ENTRIES SHOWN:

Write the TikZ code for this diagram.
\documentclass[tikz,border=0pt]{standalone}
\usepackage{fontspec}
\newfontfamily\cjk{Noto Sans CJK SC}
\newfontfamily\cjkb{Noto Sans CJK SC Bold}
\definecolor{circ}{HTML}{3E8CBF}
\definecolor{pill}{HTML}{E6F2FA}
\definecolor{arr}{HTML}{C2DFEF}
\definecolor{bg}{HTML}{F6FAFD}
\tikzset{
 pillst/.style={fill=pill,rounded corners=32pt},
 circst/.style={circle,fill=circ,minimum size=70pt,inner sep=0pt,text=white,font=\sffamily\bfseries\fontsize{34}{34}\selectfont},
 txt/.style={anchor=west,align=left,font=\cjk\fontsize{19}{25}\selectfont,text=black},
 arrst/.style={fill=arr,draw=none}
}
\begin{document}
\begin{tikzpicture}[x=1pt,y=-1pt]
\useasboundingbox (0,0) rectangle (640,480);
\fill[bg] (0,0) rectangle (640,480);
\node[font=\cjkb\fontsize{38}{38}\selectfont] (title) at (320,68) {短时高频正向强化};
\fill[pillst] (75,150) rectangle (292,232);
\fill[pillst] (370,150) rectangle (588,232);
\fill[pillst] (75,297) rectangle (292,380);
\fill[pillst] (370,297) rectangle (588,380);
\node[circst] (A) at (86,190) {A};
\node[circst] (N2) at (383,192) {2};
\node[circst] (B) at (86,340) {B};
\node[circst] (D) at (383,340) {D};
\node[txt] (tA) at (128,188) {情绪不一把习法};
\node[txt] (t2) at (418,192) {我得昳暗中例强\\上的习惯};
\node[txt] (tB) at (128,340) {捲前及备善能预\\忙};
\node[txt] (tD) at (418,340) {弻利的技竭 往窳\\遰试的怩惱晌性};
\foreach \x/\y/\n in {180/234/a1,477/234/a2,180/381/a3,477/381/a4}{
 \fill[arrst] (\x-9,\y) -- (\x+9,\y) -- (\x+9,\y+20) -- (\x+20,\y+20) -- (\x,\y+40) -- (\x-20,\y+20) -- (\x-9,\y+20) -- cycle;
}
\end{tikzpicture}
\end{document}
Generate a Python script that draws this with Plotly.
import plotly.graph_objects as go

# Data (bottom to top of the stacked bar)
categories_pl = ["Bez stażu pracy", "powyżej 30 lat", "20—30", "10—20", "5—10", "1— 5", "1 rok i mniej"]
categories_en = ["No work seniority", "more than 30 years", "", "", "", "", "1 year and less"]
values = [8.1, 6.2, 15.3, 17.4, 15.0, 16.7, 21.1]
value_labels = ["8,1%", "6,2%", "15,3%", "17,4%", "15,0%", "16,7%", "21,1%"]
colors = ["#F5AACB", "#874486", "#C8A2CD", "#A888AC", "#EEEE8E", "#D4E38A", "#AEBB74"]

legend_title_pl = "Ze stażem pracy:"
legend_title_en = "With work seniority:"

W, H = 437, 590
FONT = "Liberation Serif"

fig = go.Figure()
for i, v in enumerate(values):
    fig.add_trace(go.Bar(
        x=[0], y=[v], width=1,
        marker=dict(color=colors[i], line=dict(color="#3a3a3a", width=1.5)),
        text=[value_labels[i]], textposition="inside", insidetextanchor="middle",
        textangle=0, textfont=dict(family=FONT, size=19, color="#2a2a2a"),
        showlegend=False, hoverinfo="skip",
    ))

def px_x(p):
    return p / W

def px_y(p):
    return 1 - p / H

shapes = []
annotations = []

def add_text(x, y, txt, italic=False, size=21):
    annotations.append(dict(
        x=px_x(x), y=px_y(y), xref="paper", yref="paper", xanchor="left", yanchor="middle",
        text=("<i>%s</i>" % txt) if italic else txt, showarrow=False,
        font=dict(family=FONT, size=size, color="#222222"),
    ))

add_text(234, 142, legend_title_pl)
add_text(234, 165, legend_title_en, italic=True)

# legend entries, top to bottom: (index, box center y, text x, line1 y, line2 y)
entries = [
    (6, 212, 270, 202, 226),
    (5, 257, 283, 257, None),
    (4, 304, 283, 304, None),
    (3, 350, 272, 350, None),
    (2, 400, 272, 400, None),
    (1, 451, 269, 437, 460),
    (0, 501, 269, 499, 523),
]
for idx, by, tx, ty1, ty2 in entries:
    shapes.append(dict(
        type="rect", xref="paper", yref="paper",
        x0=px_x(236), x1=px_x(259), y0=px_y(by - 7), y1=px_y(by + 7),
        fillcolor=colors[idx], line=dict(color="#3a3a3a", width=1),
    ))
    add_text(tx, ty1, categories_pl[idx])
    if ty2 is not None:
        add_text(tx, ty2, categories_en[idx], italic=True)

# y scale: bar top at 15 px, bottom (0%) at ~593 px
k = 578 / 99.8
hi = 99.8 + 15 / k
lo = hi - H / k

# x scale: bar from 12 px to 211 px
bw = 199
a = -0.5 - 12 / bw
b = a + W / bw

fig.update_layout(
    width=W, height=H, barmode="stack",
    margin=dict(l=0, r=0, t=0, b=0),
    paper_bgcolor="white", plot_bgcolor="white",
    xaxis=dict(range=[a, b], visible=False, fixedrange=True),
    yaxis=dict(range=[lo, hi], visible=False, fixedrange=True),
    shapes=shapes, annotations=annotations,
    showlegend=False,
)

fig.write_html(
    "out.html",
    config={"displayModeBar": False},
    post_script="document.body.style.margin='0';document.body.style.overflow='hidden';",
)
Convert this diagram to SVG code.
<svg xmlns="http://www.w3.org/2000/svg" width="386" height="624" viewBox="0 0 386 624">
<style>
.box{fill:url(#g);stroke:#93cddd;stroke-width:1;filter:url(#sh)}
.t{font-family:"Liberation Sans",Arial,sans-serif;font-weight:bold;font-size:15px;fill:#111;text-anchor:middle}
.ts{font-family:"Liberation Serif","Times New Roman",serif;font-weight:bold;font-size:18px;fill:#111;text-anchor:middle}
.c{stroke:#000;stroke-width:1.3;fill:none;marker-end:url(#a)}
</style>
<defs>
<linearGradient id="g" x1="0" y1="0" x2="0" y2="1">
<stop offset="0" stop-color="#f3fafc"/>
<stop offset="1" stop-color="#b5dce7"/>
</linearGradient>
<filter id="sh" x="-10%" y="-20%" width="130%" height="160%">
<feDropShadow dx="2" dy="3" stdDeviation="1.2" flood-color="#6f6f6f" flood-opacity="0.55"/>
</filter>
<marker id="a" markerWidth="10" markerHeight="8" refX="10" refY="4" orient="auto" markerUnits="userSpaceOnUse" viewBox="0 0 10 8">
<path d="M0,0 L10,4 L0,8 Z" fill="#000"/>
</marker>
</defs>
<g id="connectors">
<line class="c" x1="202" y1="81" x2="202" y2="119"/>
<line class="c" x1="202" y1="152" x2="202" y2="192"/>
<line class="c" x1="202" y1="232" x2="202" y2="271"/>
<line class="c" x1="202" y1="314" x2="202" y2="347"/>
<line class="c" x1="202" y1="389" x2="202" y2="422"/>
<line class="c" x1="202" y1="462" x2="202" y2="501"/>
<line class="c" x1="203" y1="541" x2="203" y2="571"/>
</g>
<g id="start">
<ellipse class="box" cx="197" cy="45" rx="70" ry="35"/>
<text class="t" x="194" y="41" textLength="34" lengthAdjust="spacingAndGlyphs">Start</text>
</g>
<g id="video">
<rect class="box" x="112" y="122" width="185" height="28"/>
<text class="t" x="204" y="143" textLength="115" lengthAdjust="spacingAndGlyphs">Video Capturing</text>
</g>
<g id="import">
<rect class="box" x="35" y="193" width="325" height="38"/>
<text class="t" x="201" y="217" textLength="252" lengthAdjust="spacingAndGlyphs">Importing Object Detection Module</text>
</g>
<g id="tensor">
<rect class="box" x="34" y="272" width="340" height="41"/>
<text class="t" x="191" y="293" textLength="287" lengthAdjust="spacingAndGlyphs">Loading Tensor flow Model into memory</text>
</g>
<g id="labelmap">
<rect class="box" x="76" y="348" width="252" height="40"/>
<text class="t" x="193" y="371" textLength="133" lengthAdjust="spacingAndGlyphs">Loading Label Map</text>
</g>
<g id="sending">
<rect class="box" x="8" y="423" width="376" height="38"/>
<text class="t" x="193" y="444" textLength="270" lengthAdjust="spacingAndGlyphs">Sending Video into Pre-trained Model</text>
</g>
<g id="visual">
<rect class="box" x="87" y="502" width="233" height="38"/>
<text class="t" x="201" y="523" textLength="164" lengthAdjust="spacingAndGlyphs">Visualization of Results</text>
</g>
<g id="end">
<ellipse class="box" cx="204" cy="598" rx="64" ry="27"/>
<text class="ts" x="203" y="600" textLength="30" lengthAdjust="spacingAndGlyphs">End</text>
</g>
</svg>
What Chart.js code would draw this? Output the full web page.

TASK PROMPT:
Extract each line from the entries above that contains the string "code".

TASK RESPONSE:
Write the TikZ code for this diagram.
Convert this diagram to SVG code.
What Chart.js code would draw this? Output the full web page.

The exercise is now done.